Tim: And there you have it, from the left about the left. Open panic about their chances of taking down Trump in a party that has clearly lost its way.
But what if Sanders can somehow prevail, win the nomination, and beat Trump? Well, socialist influence would overtake the country more than ever. But what would that mean? Well, if you want to be scared, really scared, listen to a Sanders field organizer in Iowa, Kyle Jurek, caught on camera by an undercover reporter working for filmmaker James O’Keefe. And I’ll warn you, some of it is truly shocking.
Kyle Jurek: The only thing that works, the only thing that fascists understand, is violence. So the only way that you can confront them is with violence.
Undercover reporter: So if Trump gets re-elected, what?

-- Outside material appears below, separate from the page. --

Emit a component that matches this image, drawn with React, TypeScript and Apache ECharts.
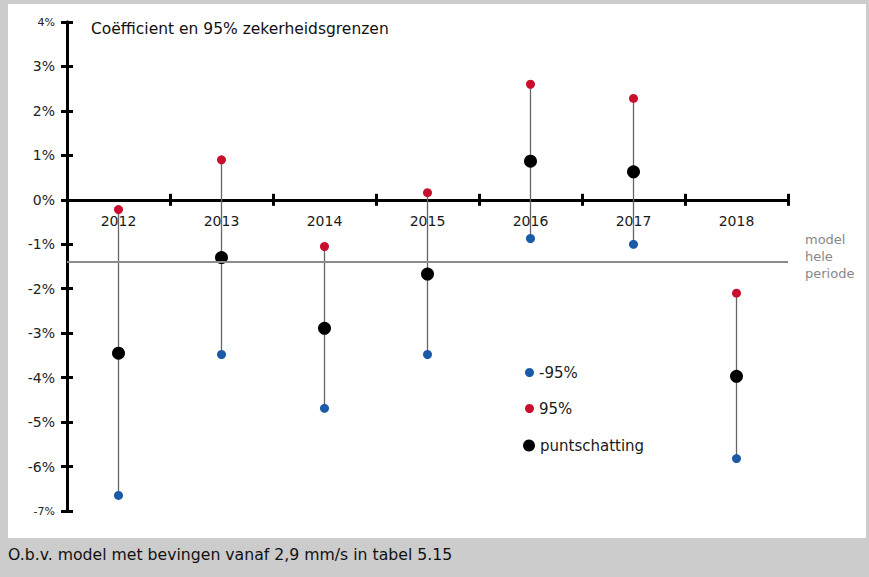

Jurek: (Beep) cities burn. We’re going to make 1978 look like a (beep) girl scout (beep) cookout.
Reporter: What does that mean?
Jurek: Remember what happened when McGovern got (beep) in Chicago in 1978? Riots. (Beep) people getting beaten by the cops. The cops are going to be the ones that are getting (beep) beaten in Milwaukee … Do you know how many people have suicided themselves that have been related to the Clintons in some way or another? It’s (beep) insane.

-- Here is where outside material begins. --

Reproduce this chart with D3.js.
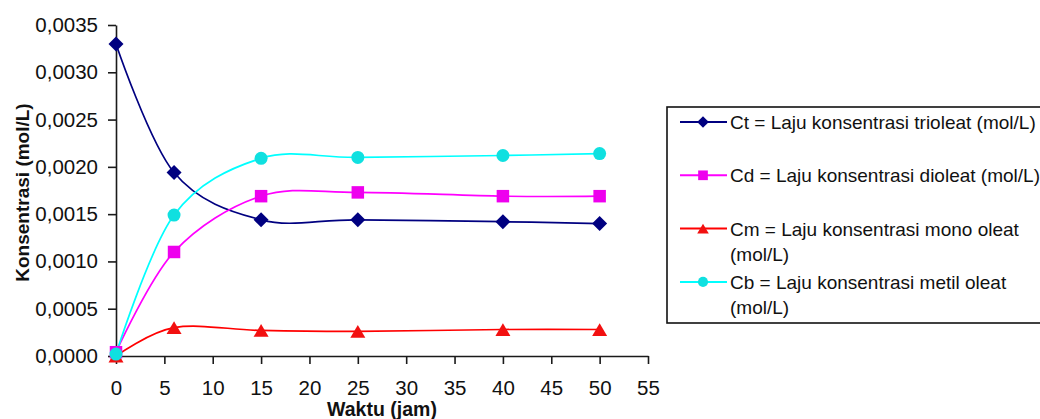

Reporter: Killing Clintons?
Jurek: Maybe. Revolution.
Reporter: Killing Clintons?
Jurek: The revolution is on. No, we don’t got to kill the Clintons. We’ll make them kill themselves.
Reporter: How’s that?
Jurek: Reign of terror … You walk into that MSNBC studio, drag those (beep) out by their hair and light them on fire in the streets.
Tim: That is the dark underbelly of the socialists who want to take over the country. And again, that was no rank-and-file Bernie supporter. It was a campaign field organizer for the Sanders campaign in Iowa.